(Collected data)
[Start]
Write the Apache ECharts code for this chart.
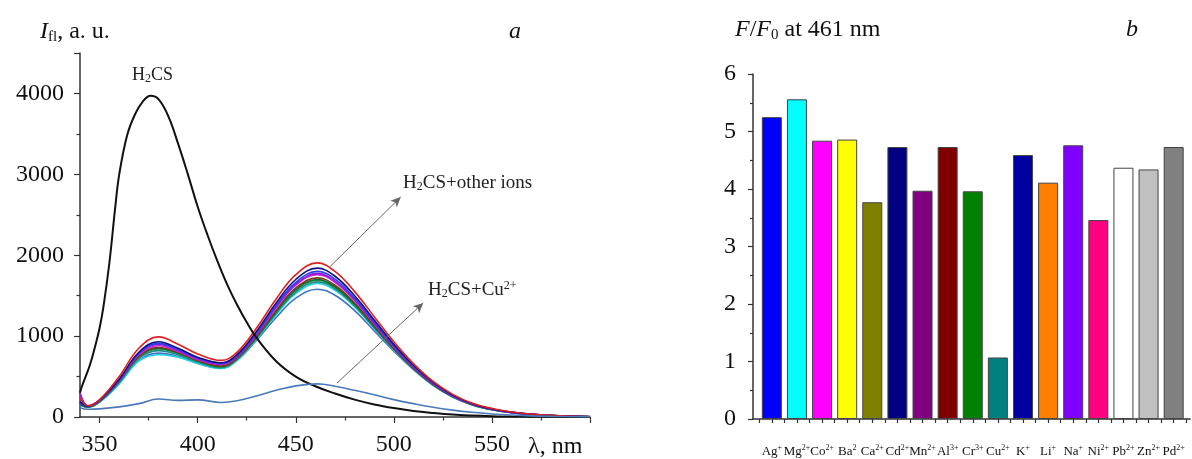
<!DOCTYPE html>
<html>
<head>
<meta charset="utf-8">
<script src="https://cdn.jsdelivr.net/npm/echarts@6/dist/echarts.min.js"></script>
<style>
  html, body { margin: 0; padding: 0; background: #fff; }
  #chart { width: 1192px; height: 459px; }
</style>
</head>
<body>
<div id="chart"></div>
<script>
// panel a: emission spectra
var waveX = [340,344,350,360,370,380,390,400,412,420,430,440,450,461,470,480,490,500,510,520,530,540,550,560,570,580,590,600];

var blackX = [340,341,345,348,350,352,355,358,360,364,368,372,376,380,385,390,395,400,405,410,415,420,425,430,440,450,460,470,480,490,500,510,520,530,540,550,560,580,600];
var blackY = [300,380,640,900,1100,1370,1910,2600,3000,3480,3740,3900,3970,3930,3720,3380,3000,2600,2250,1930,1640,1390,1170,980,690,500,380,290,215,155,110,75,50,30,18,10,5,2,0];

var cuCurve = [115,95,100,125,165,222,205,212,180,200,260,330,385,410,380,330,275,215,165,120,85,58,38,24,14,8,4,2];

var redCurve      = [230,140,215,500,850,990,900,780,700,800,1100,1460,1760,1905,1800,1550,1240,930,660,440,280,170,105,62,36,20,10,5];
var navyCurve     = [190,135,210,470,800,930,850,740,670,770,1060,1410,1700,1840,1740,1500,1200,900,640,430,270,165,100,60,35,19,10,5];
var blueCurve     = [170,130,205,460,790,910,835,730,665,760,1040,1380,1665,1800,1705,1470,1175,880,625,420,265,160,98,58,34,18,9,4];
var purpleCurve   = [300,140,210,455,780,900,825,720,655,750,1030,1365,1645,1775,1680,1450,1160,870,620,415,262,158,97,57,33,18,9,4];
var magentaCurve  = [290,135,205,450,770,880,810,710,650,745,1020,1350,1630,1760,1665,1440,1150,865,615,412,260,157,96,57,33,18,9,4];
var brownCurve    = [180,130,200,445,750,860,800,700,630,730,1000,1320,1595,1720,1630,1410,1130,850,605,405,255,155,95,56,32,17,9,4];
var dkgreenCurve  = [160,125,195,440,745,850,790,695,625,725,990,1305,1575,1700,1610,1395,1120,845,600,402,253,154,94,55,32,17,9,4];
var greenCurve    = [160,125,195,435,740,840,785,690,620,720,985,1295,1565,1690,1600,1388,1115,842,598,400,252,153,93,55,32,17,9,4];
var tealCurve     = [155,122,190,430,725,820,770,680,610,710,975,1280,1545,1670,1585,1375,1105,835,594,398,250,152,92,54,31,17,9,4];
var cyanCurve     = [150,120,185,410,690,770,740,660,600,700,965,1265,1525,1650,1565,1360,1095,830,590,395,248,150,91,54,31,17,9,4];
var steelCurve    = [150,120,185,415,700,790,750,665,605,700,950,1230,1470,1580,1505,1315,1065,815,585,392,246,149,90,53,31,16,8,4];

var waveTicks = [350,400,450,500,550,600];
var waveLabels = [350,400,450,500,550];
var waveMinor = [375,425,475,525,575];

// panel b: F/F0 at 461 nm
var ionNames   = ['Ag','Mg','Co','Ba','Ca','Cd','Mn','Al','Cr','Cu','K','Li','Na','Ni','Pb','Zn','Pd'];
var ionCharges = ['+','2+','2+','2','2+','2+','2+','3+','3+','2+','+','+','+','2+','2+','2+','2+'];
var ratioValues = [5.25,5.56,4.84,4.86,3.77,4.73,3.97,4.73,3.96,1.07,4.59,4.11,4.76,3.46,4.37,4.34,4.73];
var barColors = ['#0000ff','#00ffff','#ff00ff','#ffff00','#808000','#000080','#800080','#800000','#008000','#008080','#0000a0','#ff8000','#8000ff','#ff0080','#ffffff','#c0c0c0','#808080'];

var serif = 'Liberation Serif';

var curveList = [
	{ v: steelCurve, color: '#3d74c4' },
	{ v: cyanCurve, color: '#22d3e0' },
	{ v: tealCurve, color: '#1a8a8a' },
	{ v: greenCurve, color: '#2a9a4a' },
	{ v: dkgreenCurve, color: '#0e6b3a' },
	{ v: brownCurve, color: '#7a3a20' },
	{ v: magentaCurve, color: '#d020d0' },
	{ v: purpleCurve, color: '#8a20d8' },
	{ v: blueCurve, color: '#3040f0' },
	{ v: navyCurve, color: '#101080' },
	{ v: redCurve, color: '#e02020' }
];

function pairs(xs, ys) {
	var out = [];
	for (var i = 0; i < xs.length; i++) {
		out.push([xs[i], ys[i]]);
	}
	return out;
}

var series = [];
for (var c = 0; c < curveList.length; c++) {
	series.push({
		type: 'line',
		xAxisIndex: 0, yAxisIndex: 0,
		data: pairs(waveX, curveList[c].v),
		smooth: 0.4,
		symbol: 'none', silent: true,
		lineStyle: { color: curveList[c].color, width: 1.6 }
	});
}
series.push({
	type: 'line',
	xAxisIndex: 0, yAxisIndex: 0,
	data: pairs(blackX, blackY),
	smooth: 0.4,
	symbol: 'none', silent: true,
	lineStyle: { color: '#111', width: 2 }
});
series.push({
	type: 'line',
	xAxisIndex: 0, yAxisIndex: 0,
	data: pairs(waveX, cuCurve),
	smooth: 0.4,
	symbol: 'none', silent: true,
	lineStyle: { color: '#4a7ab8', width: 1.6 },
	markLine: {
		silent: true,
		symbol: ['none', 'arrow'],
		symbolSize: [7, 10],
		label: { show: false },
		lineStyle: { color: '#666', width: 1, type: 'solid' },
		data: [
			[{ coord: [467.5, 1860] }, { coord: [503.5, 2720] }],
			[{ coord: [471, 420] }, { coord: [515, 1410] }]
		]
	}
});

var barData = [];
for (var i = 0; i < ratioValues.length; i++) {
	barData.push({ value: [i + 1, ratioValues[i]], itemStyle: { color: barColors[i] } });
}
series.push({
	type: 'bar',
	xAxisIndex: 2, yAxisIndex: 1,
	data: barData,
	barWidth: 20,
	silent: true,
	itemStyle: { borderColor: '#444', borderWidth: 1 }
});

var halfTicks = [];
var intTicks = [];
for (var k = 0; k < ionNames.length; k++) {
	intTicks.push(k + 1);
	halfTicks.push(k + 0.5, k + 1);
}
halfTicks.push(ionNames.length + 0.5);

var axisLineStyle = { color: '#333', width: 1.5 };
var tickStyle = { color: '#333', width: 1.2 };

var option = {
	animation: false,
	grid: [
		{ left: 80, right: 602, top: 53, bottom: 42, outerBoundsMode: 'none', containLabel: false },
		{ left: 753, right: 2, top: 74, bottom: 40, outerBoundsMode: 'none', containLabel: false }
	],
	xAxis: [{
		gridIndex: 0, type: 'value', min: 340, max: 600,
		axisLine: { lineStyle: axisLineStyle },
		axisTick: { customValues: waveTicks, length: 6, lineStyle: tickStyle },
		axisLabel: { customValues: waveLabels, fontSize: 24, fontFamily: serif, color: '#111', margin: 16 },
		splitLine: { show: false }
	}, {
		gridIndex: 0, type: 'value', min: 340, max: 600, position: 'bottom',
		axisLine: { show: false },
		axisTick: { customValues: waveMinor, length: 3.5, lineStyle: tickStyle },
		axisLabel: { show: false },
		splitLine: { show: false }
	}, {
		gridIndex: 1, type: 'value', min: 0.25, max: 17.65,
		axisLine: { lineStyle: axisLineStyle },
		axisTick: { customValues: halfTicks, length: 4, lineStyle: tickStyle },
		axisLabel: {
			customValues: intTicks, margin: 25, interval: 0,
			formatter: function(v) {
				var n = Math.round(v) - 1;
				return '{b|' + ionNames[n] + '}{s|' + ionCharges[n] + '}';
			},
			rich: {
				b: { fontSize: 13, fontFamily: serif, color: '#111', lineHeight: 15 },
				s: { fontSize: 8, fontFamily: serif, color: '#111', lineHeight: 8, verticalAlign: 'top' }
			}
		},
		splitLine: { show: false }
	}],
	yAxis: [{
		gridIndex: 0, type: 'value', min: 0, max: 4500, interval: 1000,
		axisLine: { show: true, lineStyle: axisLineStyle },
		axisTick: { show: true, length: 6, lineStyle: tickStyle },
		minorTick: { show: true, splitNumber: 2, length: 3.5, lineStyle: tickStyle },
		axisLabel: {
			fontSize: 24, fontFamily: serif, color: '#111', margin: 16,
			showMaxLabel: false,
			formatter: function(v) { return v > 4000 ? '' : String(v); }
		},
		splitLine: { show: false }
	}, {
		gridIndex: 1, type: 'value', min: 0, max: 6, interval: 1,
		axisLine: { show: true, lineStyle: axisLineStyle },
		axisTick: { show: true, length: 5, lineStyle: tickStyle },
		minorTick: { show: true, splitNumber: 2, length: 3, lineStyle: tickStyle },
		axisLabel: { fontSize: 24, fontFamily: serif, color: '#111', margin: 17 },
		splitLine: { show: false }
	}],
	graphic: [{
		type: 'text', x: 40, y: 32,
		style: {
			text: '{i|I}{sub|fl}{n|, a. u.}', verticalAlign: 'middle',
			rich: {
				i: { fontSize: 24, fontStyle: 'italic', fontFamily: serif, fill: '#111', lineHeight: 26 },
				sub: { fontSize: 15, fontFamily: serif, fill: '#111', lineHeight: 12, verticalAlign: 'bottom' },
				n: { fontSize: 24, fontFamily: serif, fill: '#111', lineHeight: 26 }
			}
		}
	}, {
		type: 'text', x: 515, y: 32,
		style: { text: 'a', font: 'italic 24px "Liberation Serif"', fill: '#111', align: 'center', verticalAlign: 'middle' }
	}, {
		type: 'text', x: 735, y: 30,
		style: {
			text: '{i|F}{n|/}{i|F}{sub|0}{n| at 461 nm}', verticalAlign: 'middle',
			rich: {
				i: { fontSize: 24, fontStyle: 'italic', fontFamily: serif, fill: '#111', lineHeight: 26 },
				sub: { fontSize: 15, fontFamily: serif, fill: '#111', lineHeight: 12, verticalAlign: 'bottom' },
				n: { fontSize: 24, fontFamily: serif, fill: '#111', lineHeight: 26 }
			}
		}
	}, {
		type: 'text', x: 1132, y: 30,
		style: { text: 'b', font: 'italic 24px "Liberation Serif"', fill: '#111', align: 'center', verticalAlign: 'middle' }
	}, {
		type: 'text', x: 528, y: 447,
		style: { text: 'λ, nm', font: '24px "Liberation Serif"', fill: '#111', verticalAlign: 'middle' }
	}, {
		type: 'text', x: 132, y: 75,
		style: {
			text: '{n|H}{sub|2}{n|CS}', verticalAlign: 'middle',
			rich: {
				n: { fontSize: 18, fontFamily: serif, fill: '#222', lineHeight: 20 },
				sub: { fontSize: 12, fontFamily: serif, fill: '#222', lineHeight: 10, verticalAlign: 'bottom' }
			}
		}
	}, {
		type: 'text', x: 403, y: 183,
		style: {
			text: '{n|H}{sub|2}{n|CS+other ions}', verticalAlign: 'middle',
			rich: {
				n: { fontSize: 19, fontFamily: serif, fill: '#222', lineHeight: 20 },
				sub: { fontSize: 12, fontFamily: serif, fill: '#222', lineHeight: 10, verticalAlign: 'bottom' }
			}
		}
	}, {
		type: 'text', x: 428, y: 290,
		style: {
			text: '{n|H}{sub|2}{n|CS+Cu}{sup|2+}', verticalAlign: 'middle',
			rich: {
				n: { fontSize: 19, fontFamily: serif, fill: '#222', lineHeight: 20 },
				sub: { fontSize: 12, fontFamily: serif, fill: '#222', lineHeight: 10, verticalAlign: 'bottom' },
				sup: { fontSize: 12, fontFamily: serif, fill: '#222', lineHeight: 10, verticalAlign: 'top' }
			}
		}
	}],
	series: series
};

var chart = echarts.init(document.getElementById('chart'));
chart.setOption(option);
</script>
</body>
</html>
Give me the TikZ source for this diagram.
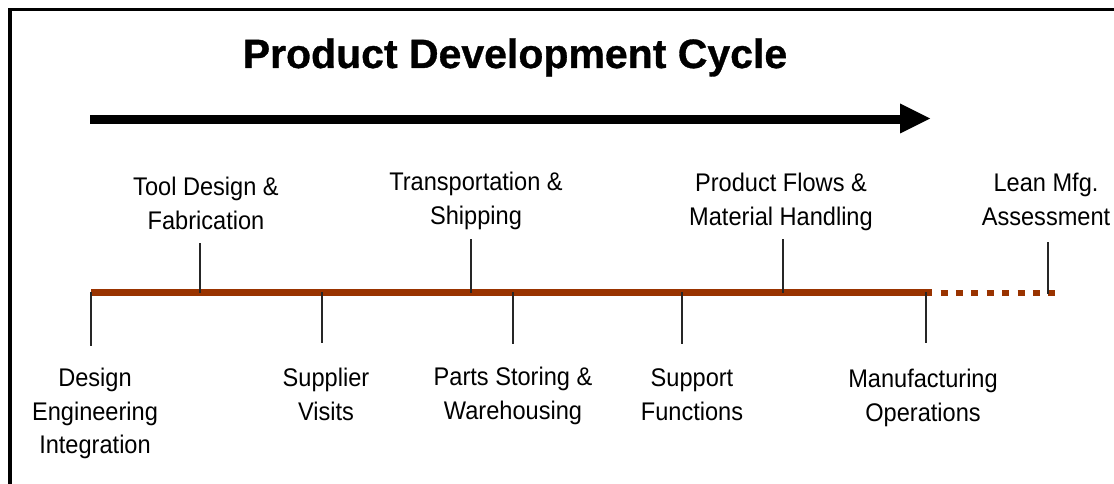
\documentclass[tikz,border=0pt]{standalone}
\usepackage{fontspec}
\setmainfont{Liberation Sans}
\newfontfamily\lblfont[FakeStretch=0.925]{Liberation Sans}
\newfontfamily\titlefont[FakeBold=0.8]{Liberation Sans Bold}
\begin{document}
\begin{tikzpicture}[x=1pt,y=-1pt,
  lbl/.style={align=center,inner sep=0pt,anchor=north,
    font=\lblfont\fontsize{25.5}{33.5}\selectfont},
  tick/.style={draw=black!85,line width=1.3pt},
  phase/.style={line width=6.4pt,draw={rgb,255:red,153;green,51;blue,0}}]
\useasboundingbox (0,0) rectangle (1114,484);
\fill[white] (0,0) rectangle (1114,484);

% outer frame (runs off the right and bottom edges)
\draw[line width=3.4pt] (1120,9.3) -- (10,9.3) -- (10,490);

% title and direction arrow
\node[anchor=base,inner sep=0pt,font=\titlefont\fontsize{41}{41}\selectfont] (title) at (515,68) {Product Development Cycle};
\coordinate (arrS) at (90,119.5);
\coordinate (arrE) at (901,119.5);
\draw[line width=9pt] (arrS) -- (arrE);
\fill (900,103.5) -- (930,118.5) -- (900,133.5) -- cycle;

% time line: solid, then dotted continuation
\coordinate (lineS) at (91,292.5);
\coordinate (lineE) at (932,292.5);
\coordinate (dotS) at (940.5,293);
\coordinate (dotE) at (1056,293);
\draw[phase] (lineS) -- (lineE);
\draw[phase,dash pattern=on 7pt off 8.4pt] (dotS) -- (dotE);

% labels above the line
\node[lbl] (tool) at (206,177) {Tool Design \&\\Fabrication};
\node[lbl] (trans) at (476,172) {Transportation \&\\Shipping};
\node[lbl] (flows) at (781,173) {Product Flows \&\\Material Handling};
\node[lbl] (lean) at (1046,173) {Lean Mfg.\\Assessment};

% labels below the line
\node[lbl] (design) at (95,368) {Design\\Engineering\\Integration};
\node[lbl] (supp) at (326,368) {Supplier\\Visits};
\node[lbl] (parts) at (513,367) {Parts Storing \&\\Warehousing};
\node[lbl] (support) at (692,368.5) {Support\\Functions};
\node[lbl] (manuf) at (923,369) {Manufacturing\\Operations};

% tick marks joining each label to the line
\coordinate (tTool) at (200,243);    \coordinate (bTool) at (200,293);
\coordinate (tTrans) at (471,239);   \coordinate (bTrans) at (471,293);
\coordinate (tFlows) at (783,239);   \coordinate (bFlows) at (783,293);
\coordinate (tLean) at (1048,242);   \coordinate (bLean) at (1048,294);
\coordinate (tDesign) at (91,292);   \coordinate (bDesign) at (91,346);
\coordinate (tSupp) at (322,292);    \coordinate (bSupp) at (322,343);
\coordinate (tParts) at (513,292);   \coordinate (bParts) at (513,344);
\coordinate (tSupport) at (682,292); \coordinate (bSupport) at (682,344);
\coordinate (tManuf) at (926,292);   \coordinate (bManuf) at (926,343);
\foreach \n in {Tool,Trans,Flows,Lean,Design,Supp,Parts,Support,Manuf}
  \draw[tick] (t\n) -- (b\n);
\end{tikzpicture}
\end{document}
[End]
### Instructions for the task
Restate word for word the part that opens with the line containing "Give me the TikZ source for this diagram." and closes with the line containing "(900,133.5) -- cycle;", both ends included, and nothing else. Omit any images.

### Response for this exercise
Give me the TikZ source for this diagram.
\documentclass[tikz,border=0pt]{standalone}
\usepackage{fontspec}
\setmainfont{Liberation Sans}
\newfontfamily\lblfont[FakeStretch=0.925]{Liberation Sans}
\newfontfamily\titlefont[FakeBold=0.8]{Liberation Sans Bold}
\begin{document}
\begin{tikzpicture}[x=1pt,y=-1pt,
  lbl/.style={align=center,inner sep=0pt,anchor=north,
    font=\lblfont\fontsize{25.5}{33.5}\selectfont},
  tick/.style={draw=black!85,line width=1.3pt},
  phase/.style={line width=6.4pt,draw={rgb,255:red,153;green,51;blue,0}}]
\useasboundingbox (0,0) rectangle (1114,484);
\fill[white] (0,0) rectangle (1114,484);

% outer frame (runs off the right and bottom edges)
\draw[line width=3.4pt] (1120,9.3) -- (10,9.3) -- (10,490);

% title and direction arrow
\node[anchor=base,inner sep=0pt,font=\titlefont\fontsize{41}{41}\selectfont] (title) at (515,68) {Product Development Cycle};
\coordinate (arrS) at (90,119.5);
\coordinate (arrE) at (901,119.5);
\draw[line width=9pt] (arrS) -- (arrE);
\fill (900,103.5) -- (930,118.5) -- (900,133.5) -- cycle;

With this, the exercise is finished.